• Records supplied:
········
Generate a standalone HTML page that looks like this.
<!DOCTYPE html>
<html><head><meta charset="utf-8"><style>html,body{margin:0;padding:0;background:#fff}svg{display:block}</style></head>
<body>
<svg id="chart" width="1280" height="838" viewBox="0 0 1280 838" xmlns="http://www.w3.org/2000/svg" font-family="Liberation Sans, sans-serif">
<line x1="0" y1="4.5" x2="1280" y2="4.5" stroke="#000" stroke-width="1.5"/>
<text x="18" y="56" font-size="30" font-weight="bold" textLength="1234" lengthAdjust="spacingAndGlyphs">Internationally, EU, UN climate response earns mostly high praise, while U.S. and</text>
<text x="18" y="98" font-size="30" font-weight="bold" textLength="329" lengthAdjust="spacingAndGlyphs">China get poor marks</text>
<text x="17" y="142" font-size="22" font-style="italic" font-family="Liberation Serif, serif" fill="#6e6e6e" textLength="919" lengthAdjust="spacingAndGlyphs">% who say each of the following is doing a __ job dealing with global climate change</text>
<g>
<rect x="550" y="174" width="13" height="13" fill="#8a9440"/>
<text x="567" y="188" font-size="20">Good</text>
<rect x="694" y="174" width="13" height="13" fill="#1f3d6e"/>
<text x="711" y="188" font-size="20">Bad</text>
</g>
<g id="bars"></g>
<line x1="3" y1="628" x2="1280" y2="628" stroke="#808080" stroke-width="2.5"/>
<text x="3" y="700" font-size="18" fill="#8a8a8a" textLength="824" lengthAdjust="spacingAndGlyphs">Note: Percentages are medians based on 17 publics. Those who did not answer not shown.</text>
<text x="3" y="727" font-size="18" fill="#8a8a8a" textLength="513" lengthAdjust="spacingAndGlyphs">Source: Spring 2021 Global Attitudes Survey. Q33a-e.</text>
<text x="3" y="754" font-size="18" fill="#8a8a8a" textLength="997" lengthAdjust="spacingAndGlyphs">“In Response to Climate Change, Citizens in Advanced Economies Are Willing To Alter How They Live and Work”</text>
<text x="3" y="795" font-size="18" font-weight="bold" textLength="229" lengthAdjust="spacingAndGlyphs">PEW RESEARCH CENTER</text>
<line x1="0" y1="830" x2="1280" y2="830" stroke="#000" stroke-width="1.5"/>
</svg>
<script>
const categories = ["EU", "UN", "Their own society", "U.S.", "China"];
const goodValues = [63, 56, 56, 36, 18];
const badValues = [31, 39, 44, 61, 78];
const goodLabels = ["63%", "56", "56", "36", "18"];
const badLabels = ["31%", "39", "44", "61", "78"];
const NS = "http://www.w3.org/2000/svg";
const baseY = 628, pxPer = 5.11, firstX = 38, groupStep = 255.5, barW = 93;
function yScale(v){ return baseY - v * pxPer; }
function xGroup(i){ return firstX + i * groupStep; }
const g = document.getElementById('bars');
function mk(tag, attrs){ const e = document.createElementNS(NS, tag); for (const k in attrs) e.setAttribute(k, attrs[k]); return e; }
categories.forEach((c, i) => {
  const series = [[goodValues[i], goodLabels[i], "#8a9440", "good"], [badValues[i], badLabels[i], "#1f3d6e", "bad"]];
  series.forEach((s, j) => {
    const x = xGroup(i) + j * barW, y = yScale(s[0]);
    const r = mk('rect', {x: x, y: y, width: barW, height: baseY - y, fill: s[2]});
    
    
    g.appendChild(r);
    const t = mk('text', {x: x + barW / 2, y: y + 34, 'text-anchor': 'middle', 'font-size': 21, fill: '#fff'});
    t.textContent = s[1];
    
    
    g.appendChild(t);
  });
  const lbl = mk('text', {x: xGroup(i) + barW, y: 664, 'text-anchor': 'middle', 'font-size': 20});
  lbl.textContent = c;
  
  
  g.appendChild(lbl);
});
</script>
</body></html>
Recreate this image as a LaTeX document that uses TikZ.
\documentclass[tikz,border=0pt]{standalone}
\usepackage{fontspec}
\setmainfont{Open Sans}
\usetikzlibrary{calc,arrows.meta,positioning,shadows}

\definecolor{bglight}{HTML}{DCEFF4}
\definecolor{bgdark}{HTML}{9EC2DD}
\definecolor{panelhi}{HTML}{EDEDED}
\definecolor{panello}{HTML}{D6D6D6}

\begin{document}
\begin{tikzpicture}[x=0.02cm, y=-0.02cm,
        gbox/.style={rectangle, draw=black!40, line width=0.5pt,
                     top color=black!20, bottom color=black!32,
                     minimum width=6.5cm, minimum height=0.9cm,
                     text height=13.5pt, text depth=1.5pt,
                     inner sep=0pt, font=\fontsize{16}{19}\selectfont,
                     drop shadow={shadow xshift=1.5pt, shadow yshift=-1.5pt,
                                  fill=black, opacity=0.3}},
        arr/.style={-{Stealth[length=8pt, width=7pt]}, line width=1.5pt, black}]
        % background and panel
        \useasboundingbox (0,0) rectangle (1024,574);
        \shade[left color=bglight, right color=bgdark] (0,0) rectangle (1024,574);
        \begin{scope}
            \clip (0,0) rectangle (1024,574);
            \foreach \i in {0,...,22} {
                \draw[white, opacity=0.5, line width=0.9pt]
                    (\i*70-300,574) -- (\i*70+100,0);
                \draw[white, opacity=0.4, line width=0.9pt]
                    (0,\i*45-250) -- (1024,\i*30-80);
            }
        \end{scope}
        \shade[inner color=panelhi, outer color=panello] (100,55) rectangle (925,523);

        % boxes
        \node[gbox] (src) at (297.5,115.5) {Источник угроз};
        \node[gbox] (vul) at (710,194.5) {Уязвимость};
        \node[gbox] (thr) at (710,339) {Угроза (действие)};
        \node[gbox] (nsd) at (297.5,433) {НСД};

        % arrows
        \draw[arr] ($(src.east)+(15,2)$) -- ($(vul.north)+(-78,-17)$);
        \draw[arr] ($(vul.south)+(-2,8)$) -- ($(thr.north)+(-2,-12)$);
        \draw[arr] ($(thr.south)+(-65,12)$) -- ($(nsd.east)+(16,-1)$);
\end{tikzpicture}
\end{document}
········
Set down the listing in full, keeping every word exactly as it is.

• Answer to the problem:
Generate a standalone HTML page that looks like this.
<!DOCTYPE html>
<html><head><meta charset="utf-8"><style>html,body{margin:0;padding:0;background:#fff}svg{display:block}</style></head>
<body>
<svg id="chart" width="1280" height="838" viewBox="0 0 1280 838" xmlns="http://www.w3.org/2000/svg" font-family="Liberation Sans, sans-serif">
<line x1="0" y1="4.5" x2="1280" y2="4.5" stroke="#000" stroke-width="1.5"/>
<text x="18" y="56" font-size="30" font-weight="bold" textLength="1234" lengthAdjust="spacingAndGlyphs">Internationally, EU, UN climate response earns mostly high praise, while U.S. and</text>
<text x="18" y="98" font-size="30" font-weight="bold" textLength="329" lengthAdjust="spacingAndGlyphs">China get poor marks</text>
<text x="17" y="142" font-size="22" font-style="italic" font-family="Liberation Serif, serif" fill="#6e6e6e" textLength="919" lengthAdjust="spacingAndGlyphs">% who say each of the following is doing a __ job dealing with global climate change</text>
<g>
<rect x="550" y="174" width="13" height="13" fill="#8a9440"/>
<text x="567" y="188" font-size="20">Good</text>
<rect x="694" y="174" width="13" height="13" fill="#1f3d6e"/>
<text x="711" y="188" font-size="20">Bad</text>
</g>
<g id="bars"></g>
<line x1="3" y1="628" x2="1280" y2="628" stroke="#808080" stroke-width="2.5"/>
<text x="3" y="700" font-size="18" fill="#8a8a8a" textLength="824" lengthAdjust="spacingAndGlyphs">Note: Percentages are medians based on 17 publics. Those who did not answer not shown.</text>
<text x="3" y="727" font-size="18" fill="#8a8a8a" textLength="513" lengthAdjust="spacingAndGlyphs">Source: Spring 2021 Global Attitudes Survey. Q33a-e.</text>
<text x="3" y="754" font-size="18" fill="#8a8a8a" textLength="997" lengthAdjust="spacingAndGlyphs">“In Response to Climate Change, Citizens in Advanced Economies Are Willing To Alter How They Live and Work”</text>
<text x="3" y="795" font-size="18" font-weight="bold" textLength="229" lengthAdjust="spacingAndGlyphs">PEW RESEARCH CENTER</text>
<line x1="0" y1="830" x2="1280" y2="830" stroke="#000" stroke-width="1.5"/>
</svg>
<script>
const categories = ["EU", "UN", "Their own society", "U.S.", "China"];
const goodValues = [63, 56, 56, 36, 18];
const badValues = [31, 39, 44, 61, 78];
const goodLabels = ["63%", "56", "56", "36", "18"];
const badLabels = ["31%", "39", "44", "61", "78"];
const NS = "http://www.w3.org/2000/svg";
const baseY = 628, pxPer = 5.11, firstX = 38, groupStep = 255.5, barW = 93;
function yScale(v){ return baseY - v * pxPer; }
function xGroup(i){ return firstX + i * groupStep; }
const g = document.getElementById('bars');
function mk(tag, attrs){ const e = document.createElementNS(NS, tag); for (const k in attrs) e.setAttribute(k, attrs[k]); return e; }
categories.forEach((c, i) => {
  const series = [[goodValues[i], goodLabels[i], "#8a9440", "good"], [badValues[i], badLabels[i], "#1f3d6e", "bad"]];
  series.forEach((s, j) => {
    const x = xGroup(i) + j * barW, y = yScale(s[0]);
    const r = mk('rect', {x: x, y: y, width: barW, height: baseY - y, fill: s[2]});
    
    
    g.appendChild(r);
    const t = mk('text', {x: x + barW / 2, y: y + 34, 'text-anchor': 'middle', 'font-size': 21, fill: '#fff'});
    t.textContent = s[1];
    
    
    g.appendChild(t);
  });
  const lbl = mk('text', {x: xGroup(i) + barW, y: 664, 'text-anchor': 'middle', 'font-size': 20});
  lbl.textContent = c;
  
  
  g.appendChild(lbl);
});
</script>
</body></html>
Recreate this image as a LaTeX document that uses TikZ.
\documentclass[tikz,border=0pt]{standalone}
\usepackage{fontspec}
\setmainfont{Open Sans}
\usetikzlibrary{calc,arrows.meta,positioning,shadows}

\definecolor{bglight}{HTML}{DCEFF4}
\definecolor{bgdark}{HTML}{9EC2DD}
\definecolor{panelhi}{HTML}{EDEDED}
\definecolor{panello}{HTML}{D6D6D6}

\begin{document}
\begin{tikzpicture}[x=0.02cm, y=-0.02cm,
        gbox/.style={rectangle, draw=black!40, line width=0.5pt,
                     top color=black!20, bottom color=black!32,
                     minimum width=6.5cm, minimum height=0.9cm,
                     text height=13.5pt, text depth=1.5pt,
                     inner sep=0pt, font=\fontsize{16}{19}\selectfont,
                     drop shadow={shadow xshift=1.5pt, shadow yshift=-1.5pt,
                                  fill=black, opacity=0.3}},
        arr/.style={-{Stealth[length=8pt, width=7pt]}, line width=1.5pt, black}]
        % background and panel
        \useasboundingbox (0,0) rectangle (1024,574);
        \shade[left color=bglight, right color=bgdark] (0,0) rectangle (1024,574);
        \begin{scope}
            \clip (0,0) rectangle (1024,574);
            \foreach \i in {0,...,22} {
                \draw[white, opacity=0.5, line width=0.9pt]
                    (\i*70-300,574) -- (\i*70+100,0);
                \draw[white, opacity=0.4, line width=0.9pt]
                    (0,\i*45-250) -- (1024,\i*30-80);
            }
        \end{scope}
        \shade[inner color=panelhi, outer color=panello] (100,55) rectangle (925,523);

        % boxes
        \node[gbox] (src) at (297.5,115.5) {Источник угроз};
        \node[gbox] (vul) at (710,194.5) {Уязвимость};
        \node[gbox] (thr) at (710,339) {Угроза (действие)};
        \node[gbox] (nsd) at (297.5,433) {НСД};

        % arrows
        \draw[arr] ($(src.east)+(15,2)$) -- ($(vul.north)+(-78,-17)$);
        \draw[arr] ($(vul.south)+(-2,8)$) -- ($(thr.north)+(-2,-12)$);
        \draw[arr] ($(thr.south)+(-65,12)$) -- ($(nsd.east)+(16,-1)$);
\end{tikzpicture}
\end{document}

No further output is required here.